Last year, supporters of the cemetery including veterans, Elko County commissioners and the city, realized the Department of Veterans Affairs was interested in building a cemetery through its Rural Initiatives program.
Elko was one of eight communities nationwide that met the criteria.
Sen. Catherine Cortez Masto, D-Nev., offered up legislation that would have allowed a land swap with the Bureau of Land Management. She also worked with local officials to allow the government to purchase land from the city, Hernandez said.
That’s the option that was finally chosen.

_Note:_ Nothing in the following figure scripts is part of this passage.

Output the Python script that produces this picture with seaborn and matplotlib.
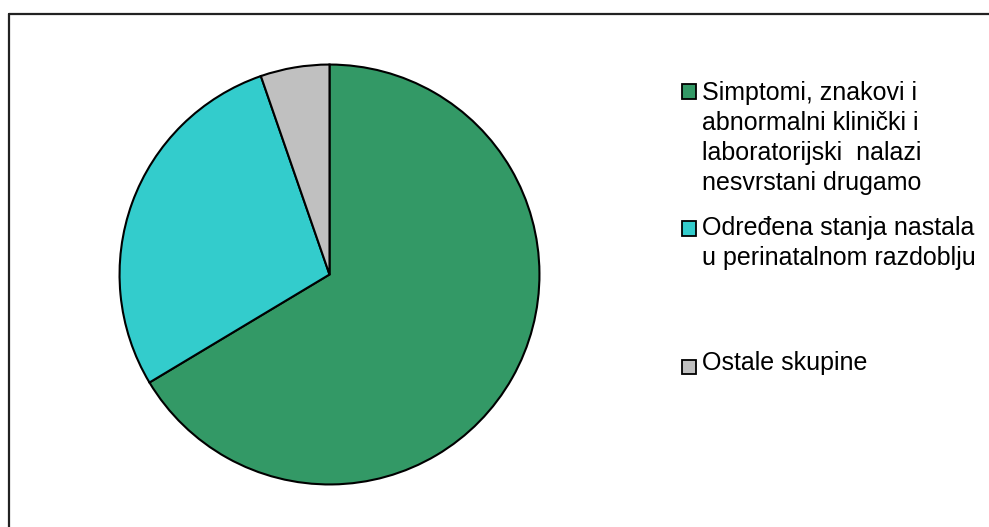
import numpy as np
import matplotlib
matplotlib.use("Agg")
import matplotlib.pyplot as plt
import seaborn as sns
from matplotlib.patches import Rectangle
from matplotlib.lines import Line2D

# podaci o skupinama
labels = ['Simptomi, znakovi i\nabnormalni klinički i\nlaboratorijski  nalazi\nnesvrstani drugamo',
          'Određena stanja nastala\nu perinatalnom razdoblju',
          'Ostale skupine']
values = [66.4, 28.3, 5.3]
colors = ['#339966', '#33CCCC', '#C0C0C0']

sns.set_theme(style="white")
plt.rcParams['font.family'] = ['Liberation Sans', 'DejaVu Sans']

W, H = 989, 527
fig = plt.figure(figsize=(W / 100, H / 100), dpi=100)
fig.patch.set_facecolor('white')

# okvir grafikona (odrezan desno i dolje)
fig.add_artist(Line2D([8.5 / W, 1.0], [1 - 14 / H, 1 - 14 / H], transform=fig.transFigure,
                      color='#222222', lw=1.6))
fig.add_artist(Line2D([8.5 / W, 8.5 / W], [0, 1 - 14 / H], transform=fig.transFigure,
                      color='#222222', lw=1.6))

# pita
cx, cy, r = 329.5, H - 274.5, 211
ax = fig.add_axes([(cx - r) / W, (cy - r) / H, 2 * r / W, 2 * r / H])
ax.pie(values, colors=colors, startangle=90, counterclock=False, radius=1,
       wedgeprops=dict(edgecolor='black', linewidth=1.5))
ax.set_xlim(-1.005, 1.005)
ax.set_ylim(-1.005, 1.005)
ax.axis('off')

# legenda
marker_y = [91, 228, 366]
text_top = [92, 228, 363]
nlines = [4, 2, 1]
pitch = 30.5
for lab, col, my, ty, n in zip(labels, colors, marker_y, text_top, nlines):
    fig.add_artist(Rectangle((681.5 / W, (H - my - 7.5) / H), 14 / W, 14 / H,
                             transform=fig.transFigure, facecolor=col,
                             edgecolor='black', lw=1.3))
    center = ty + (n - 1) * pitch / 2
    fig.text(702 / W, (H - center) / H, lab, ha='left', va='center',
             fontsize=18, color='black', linespacing=1.31)

fig.savefig('out.png', dpi=100, facecolor='white')
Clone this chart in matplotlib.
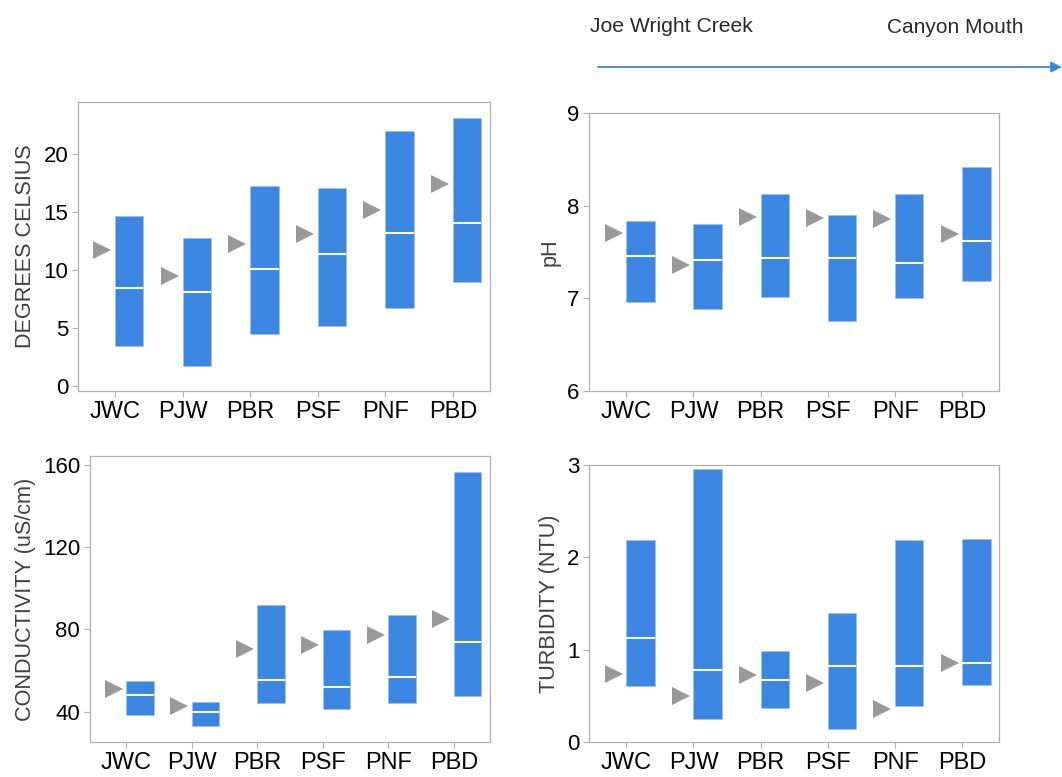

And Cortez Masto reached an agreement with the Trump administration and the city to proceed. After the 2020 election, she continued working on the idea with the Biden administration, according to her spokeswoman.
“Catherine Cortez Masto is the one who really pushed, and kept pushing,” Hernandez said.
Good news at last
Last week, Cortez Masto and other lawmakers were notified by the veterans affairs department of the environmental impact statement and plans to move forward on 15 acres of property.
“Elko has one of the strongest and most active veterans communities in the state, and they’ve advocated for the construction of this much-needed cemetery for over 10 years,” Cortez Masto said in a statement. “I knew I couldn’t let their advocacy continue to be held up by a slow and bureaucratic federal response.”
Hernandez praises the veterans department and Cortez Masto for her efforts. “She pushed when we asked her to,” he said.
The former Marine pushed for the project himself, too. “My foot’s in the door,” Hernandez said. “I’m going to keep pushing.”
Hernandez is not one to give up easily. During combat in Vietnam, Hernandez was pronounced dead three times. He didn’t die, obviously, and returned home to a country divided by the war.
Hernandez became a veterans advocate, and has been one ever since.
The cemetery in Elko will be managed by the federal government. The state maintains the burial grounds in Las Vegas and Fernley.
The new VA burial cemetery in Elko will serve an entire region and a state that 250,000 veterans call home, according to the Department of Veterans Affairs.
“We earned this,” he said. “We all earned this.”